倉田:胆管を通すステント手術を3ヶ月に1回、十二指腸が圧迫されたときは胃と小腸を繋ぐバイパス手術もしました。夫はいつ死んでもいいとは言うものの、死ぬまでの間に痛いのは嫌だし、好きなものを食べられないのも嫌だったんです。治療はそうした苦しみを和らげる目的で行ったものです。
――がんと宣告されると、頭の中が真っ白になる人がほとんどではないでしょうか。標準治療を受けないと決めるのは、そうそうできることではりません。治療を受ければ長生きしたのではないかと、倉田さんも複雑な思いを抱くことがあったのではありませんか。
倉田:そうですね。そこは、私と足並みはそろっていなかったですね。本人は最後まで何の後悔もなく生きたとは思いますが、私は正直1日でも長く生きてほしかったです。
■亡くなる前日の食事はファミチキ
――私が叶井さんにお会いしたのは10月でしたが、それ以降、体調の変化はあったのでしょうか。
倉田:12月ごろから、だんだん冗談を言ったり笑ったりする頻度が少なくなりました。体が弱ると、精神的な余裕の部分が削れていくのがわかります。12月半ばから腹水が溜まるようになり、体調が急激に悪くなっていきました。それでも、12月中は毎日のように会社に行き、1月も毎日ではありませんが、何度か会社に行っていましたね。
――体調が悪いとはいえ、驚くべき体力ですね。
倉田:亡くなったのは、自転車に乗れなくなって10日後のことです。私は、もっと体が弱って、何もできなくなってから死が訪れると思っていたのです。しかし、夫は一度も寝たきりになった日はありませんでした。
――叶井さんが亡くなる直前のことを、うかがってもよろしいでしょうか。
倉田:当日の様子は、まだここではっきりと言うのはしんどいものがあります。もう少し時間が必要かな……。それはもう、濃い1日でしたから。自分の頭の中では思い出すけれど、言葉で表現するのは難しいんだよね。
――失礼しました。話せる範囲内で、お答えいただければと思います。
倉田:亡くなる前日、夫は少し家の外を散歩していました。あとは、シャワーを浴びて、ひげを剃って、お風呂に入っていましたが、これらは亡くなる日まで1日も欠かしませんでした。前日に食べたのはファミチキです。タルタルソース入りが食べたいとリクエストされたので、私が買いに行ったんだけれど、あいにく売り切れ。食べさせてあげられなかったのが心残りです。

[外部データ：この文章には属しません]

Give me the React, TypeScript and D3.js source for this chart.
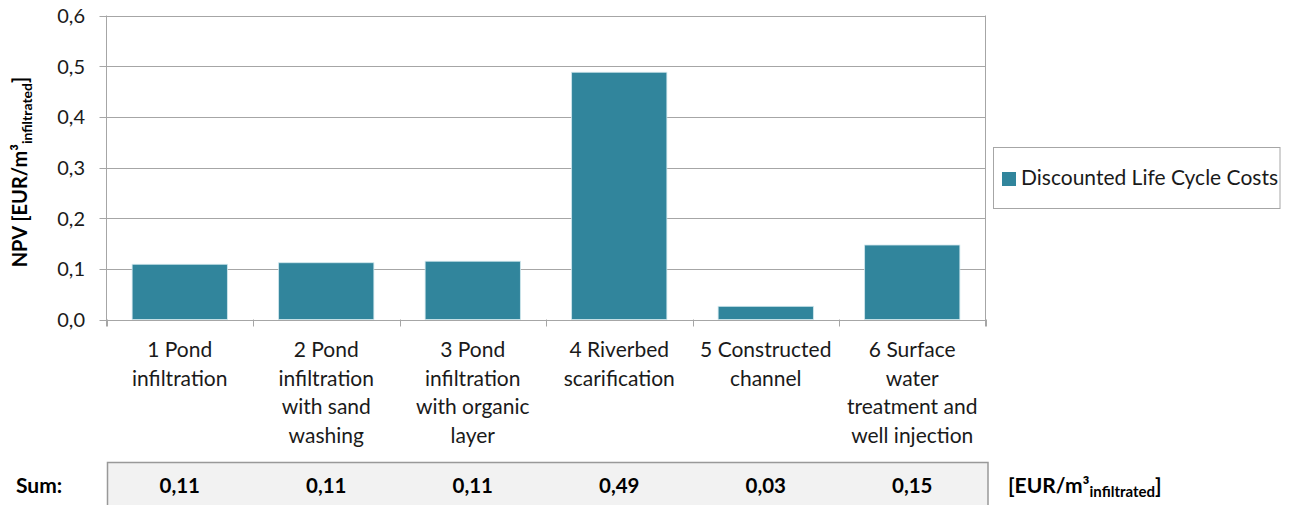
import React from "react";
import * as d3 from "d3";

const categoryLines: string[][] = [
  ["1 Pond", "infiltration"],
  ["2 Pond", "infiltration", "with sand", "washing"],
  ["3 Pond", "infiltration", "with organic", "layer"],
  ["4 Riverbed", "scarification"],
  ["5 Constructed", "channel"],
  ["6 Surface", "water", "treatment and", "well injection"],
];
const costValues: number[] = [0.109, 0.112, 0.115, 0.488, 0.026, 0.147];
const sumLabels: string[] = ["0,11", "0,11", "0,11", "0,49", "0,03", "0,15"];
const yTicks: number[] = [0, 0.1, 0.2, 0.3, 0.4, 0.5, 0.6];
const seriesName = "Discounted Life Cycle Costs";

const W = 1291;
const H = 505;
const plotLeft = 106.5;
const plotRight = 985.5;
const plotTop = 15.5;
const plotBottom = 319.5;
const FONT = "Lato, 'Noto Sans', sans-serif";
const BAR = "#31859c";
const GRID = "#a6a6a6";

export default function App() {
  const x = d3
    .scaleBand<number>()
    .domain(d3.range(categoryLines.length))
    .range([plotLeft, plotRight])
    .paddingInner(0.35)
    .paddingOuter(0.175);
  const step = (plotRight - plotLeft) / categoryLines.length;
  const y = d3.scaleLinear().domain([0, 0.6]).range([plotBottom, plotTop]);
  const fmt = (v: number) => d3.format(".1f")(v).replace(".", ",");
  const center = (i: number) => (x(i) as number) + x.bandwidth() / 2;

  return (
    <svg
      width={W}
      height={H}
      style={{ position: "absolute", left: 0, top: 0, display: "block", background: "#fff" }}
      fontFamily={FONT}
    >
      {/* gridlines + y ticks */}
      {yTicks.map((t) => (
        <g key={t}>
          <line x1={plotLeft - 7} x2={plotRight} y1={Math.round(y(t)) + 0.5} y2={Math.round(y(t)) + 0.5} stroke={GRID} strokeWidth={1} />
          <text x={85} y={y(t) + 7.5} textAnchor="end" fontSize={20} fill="#1a1a1a">
            {fmt(t)}
          </text>
        </g>
      ))}
      {/* right border */}
      <line x1={plotRight} x2={plotRight} y1={plotTop} y2={plotBottom + 7} stroke={GRID} />
      {/* left axis */}
      <line x1={plotLeft} x2={plotLeft} y1={plotTop} y2={plotBottom + 7} stroke={GRID} />
      {/* category ticks */}
      {d3.range(categoryLines.length + 1).map((i) => (
        <line
          key={i}
          x1={Math.round(plotLeft + i * step) + 0.5}
          x2={Math.round(plotLeft + i * step) + 0.5}
          y1={plotBottom}
          y2={plotBottom + 7}
          stroke={GRID}
        />
      ))}
      {/* bars */}
      {costValues.map((v, i) => (
        <rect
          key={i}
          x={x(i)}
          y={y(v)}
          width={x.bandwidth()}
          height={y(0) - y(v)}
          fill={BAR}
          stroke="#cfe6ec"
          strokeWidth={0.8}
        />
      ))}
      {/* x labels */}
      {categoryLines.map((lines, i) => (
        <text key={i} textAnchor="middle" fontSize={21} fill="#1a1a1a">
          {lines.map((l, j) => (
            <tspan key={j} x={center(i)} y={357 + j * 28.5}>
              {l}
            </tspan>
          ))}
        </text>
      ))}
      {/* y axis title */}
      <text
        transform={`translate(27,172) rotate(-90)`}
        textAnchor="middle"
        fontSize={20}
        fontWeight="bold"
        fill="#000"
      >
        NPV [EUR/m³
        <tspan fontSize={14} dy={5}>infiltrated</tspan>
        <tspan dy={-5}>]</tspan>
      </text>
      {/* legend */}
      <rect x={993.5} y={147.5} width={286.5} height={61} fill="#fff" stroke={GRID} />
      <rect x={1002} y={172} width={14} height={14} fill={BAR} />
      <text x={1021} y={185} fontSize={21} fill="#1a1a1a">
        {seriesName}
      </text>
      {/* sum table */}
      <rect x={107.5} y={462.5} width={880.5} height={60} fill="#f2f2f2" stroke="#999" strokeWidth={1.5} />
      <text x={16} y={493} fontSize={21} fontWeight="bold" fill="#000">
        Sum:
      </text>
      {sumLabels.map((s, i) => (
        <text key={i} x={center(i)} y={493} textAnchor="middle" fontSize={20.5} fontWeight="bold" fill="#000">
          {s}
        </text>
      ))}
      <text x={1008} y={493} fontSize={21} fontWeight="bold" fill="#000">
        [EUR/m³
        <tspan fontSize={15} dy={4}>infiltrated</tspan>
        <tspan dy={-4}>]</tspan>
      </text>
    </svg>
  );
}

――死の直前にファミチキを欲するのが叶井さんらしいですが、前日まで普通の日常を送っていたことがわかります。
倉田:おっしゃる通り、前日まではごく普通の日常だったんです。ところが、当日は昼ぐらいから意思疎通が難しくなった。息を引き取ったのは夜中です。目の前で見ていたのですが、顔色がヒュッと変わったような気がしたら次の呼吸がなく、「父ちゃん、息をして」と言ったのですが……。それが、最後にかけた言葉になってしまいました。それでも言葉は最後まであったし、夫らしさは維持できていました。